— BEGIN —
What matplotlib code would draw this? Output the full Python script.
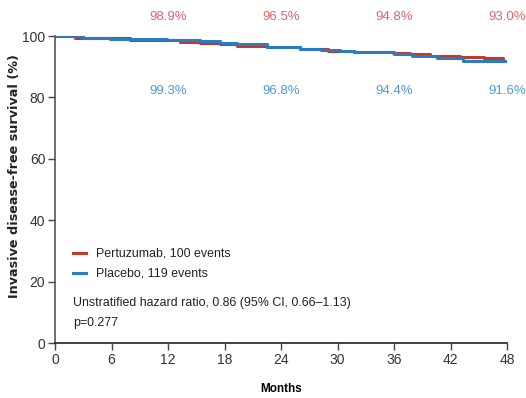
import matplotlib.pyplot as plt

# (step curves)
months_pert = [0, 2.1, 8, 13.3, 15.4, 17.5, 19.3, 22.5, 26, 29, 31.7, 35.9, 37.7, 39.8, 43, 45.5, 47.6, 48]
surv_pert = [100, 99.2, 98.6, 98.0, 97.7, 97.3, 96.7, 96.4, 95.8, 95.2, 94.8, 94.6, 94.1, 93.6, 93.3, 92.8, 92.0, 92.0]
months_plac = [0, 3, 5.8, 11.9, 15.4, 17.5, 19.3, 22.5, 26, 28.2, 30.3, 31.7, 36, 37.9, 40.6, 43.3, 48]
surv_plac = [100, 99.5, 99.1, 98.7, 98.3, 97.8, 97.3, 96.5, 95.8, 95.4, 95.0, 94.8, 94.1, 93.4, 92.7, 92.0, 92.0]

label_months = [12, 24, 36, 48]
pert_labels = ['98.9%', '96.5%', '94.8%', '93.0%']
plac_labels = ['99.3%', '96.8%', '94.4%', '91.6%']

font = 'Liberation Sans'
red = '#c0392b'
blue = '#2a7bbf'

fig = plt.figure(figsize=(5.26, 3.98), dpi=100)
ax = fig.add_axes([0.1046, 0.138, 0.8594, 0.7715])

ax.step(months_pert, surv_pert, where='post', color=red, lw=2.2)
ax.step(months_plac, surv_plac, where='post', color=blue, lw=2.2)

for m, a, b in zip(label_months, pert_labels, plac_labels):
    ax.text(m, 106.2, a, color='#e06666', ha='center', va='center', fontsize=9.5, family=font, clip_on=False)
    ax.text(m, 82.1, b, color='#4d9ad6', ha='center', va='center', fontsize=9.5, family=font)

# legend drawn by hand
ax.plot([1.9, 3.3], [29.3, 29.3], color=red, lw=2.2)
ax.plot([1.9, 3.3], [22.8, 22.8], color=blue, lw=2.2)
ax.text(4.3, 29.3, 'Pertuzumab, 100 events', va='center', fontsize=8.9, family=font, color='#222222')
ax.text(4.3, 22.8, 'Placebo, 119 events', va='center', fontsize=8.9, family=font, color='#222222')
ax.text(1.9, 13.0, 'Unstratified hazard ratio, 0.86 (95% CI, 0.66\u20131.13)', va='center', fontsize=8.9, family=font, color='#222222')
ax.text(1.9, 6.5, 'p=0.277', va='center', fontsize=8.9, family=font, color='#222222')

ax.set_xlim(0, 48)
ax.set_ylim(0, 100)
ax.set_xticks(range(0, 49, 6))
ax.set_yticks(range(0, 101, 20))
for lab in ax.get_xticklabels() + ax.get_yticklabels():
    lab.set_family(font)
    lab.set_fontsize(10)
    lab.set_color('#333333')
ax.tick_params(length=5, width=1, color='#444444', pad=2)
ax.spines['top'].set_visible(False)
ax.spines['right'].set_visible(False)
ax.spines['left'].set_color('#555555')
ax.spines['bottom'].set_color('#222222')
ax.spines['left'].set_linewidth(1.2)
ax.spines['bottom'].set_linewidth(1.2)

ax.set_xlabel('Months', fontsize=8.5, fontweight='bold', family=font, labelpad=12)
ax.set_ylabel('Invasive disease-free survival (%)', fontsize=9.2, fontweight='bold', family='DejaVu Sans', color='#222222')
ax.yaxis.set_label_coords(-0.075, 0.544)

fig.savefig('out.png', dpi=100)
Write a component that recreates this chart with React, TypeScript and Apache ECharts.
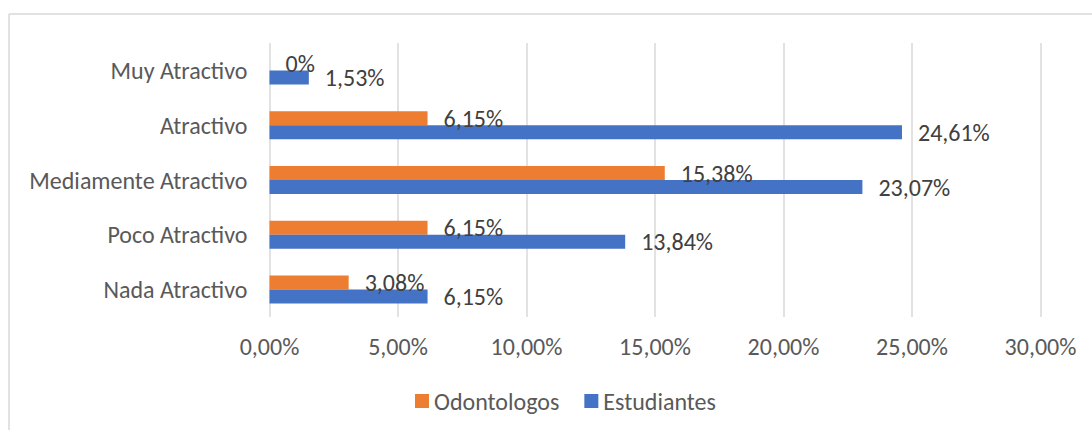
— END —
**INSTRUCTIONS TO FOLLOW:**
Quote in full the listing given above; the images are to be left out.

**SOLUTION FOR THIS PROBLEM:**
What matplotlib code would draw this? Output the full Python script.
import matplotlib.pyplot as plt

# (step curves)
months_pert = [0, 2.1, 8, 13.3, 15.4, 17.5, 19.3, 22.5, 26, 29, 31.7, 35.9, 37.7, 39.8, 43, 45.5, 47.6, 48]
surv_pert = [100, 99.2, 98.6, 98.0, 97.7, 97.3, 96.7, 96.4, 95.8, 95.2, 94.8, 94.6, 94.1, 93.6, 93.3, 92.8, 92.0, 92.0]
months_plac = [0, 3, 5.8, 11.9, 15.4, 17.5, 19.3, 22.5, 26, 28.2, 30.3, 31.7, 36, 37.9, 40.6, 43.3, 48]
surv_plac = [100, 99.5, 99.1, 98.7, 98.3, 97.8, 97.3, 96.5, 95.8, 95.4, 95.0, 94.8, 94.1, 93.4, 92.7, 92.0, 92.0]

label_months = [12, 24, 36, 48]
pert_labels = ['98.9%', '96.5%', '94.8%', '93.0%']
plac_labels = ['99.3%', '96.8%', '94.4%', '91.6%']

font = 'Liberation Sans'
red = '#c0392b'
blue = '#2a7bbf'

fig = plt.figure(figsize=(5.26, 3.98), dpi=100)
ax = fig.add_axes([0.1046, 0.138, 0.8594, 0.7715])

ax.step(months_pert, surv_pert, where='post', color=red, lw=2.2)
ax.step(months_plac, surv_plac, where='post', color=blue, lw=2.2)

for m, a, b in zip(label_months, pert_labels, plac_labels):
    ax.text(m, 106.2, a, color='#e06666', ha='center', va='center', fontsize=9.5, family=font, clip_on=False)
    ax.text(m, 82.1, b, color='#4d9ad6', ha='center', va='center', fontsize=9.5, family=font)

# legend drawn by hand
ax.plot([1.9, 3.3], [29.3, 29.3], color=red, lw=2.2)
ax.plot([1.9, 3.3], [22.8, 22.8], color=blue, lw=2.2)
ax.text(4.3, 29.3, 'Pertuzumab, 100 events', va='center', fontsize=8.9, family=font, color='#222222')
ax.text(4.3, 22.8, 'Placebo, 119 events', va='center', fontsize=8.9, family=font, color='#222222')
ax.text(1.9, 13.0, 'Unstratified hazard ratio, 0.86 (95% CI, 0.66\u20131.13)', va='center', fontsize=8.9, family=font, color='#222222')
ax.text(1.9, 6.5, 'p=0.277', va='center', fontsize=8.9, family=font, color='#222222')

ax.set_xlim(0, 48)
ax.set_ylim(0, 100)
ax.set_xticks(range(0, 49, 6))
ax.set_yticks(range(0, 101, 20))
for lab in ax.get_xticklabels() + ax.get_yticklabels():
    lab.set_family(font)
    lab.set_fontsize(10)
    lab.set_color('#333333')
ax.tick_params(length=5, width=1, color='#444444', pad=2)
ax.spines['top'].set_visible(False)
ax.spines['right'].set_visible(False)
ax.spines['left'].set_color('#555555')
ax.spines['bottom'].set_color('#222222')
ax.spines['left'].set_linewidth(1.2)
ax.spines['bottom'].set_linewidth(1.2)

ax.set_xlabel('Months', fontsize=8.5, fontweight='bold', family=font, labelpad=12)
ax.set_ylabel('Invasive disease-free survival (%)', fontsize=9.2, fontweight='bold', family='DejaVu Sans', color='#222222')
ax.yaxis.set_label_coords(-0.075, 0.544)

fig.savefig('out.png', dpi=100)
Write a component that recreates this chart with React, TypeScript and Apache ECharts.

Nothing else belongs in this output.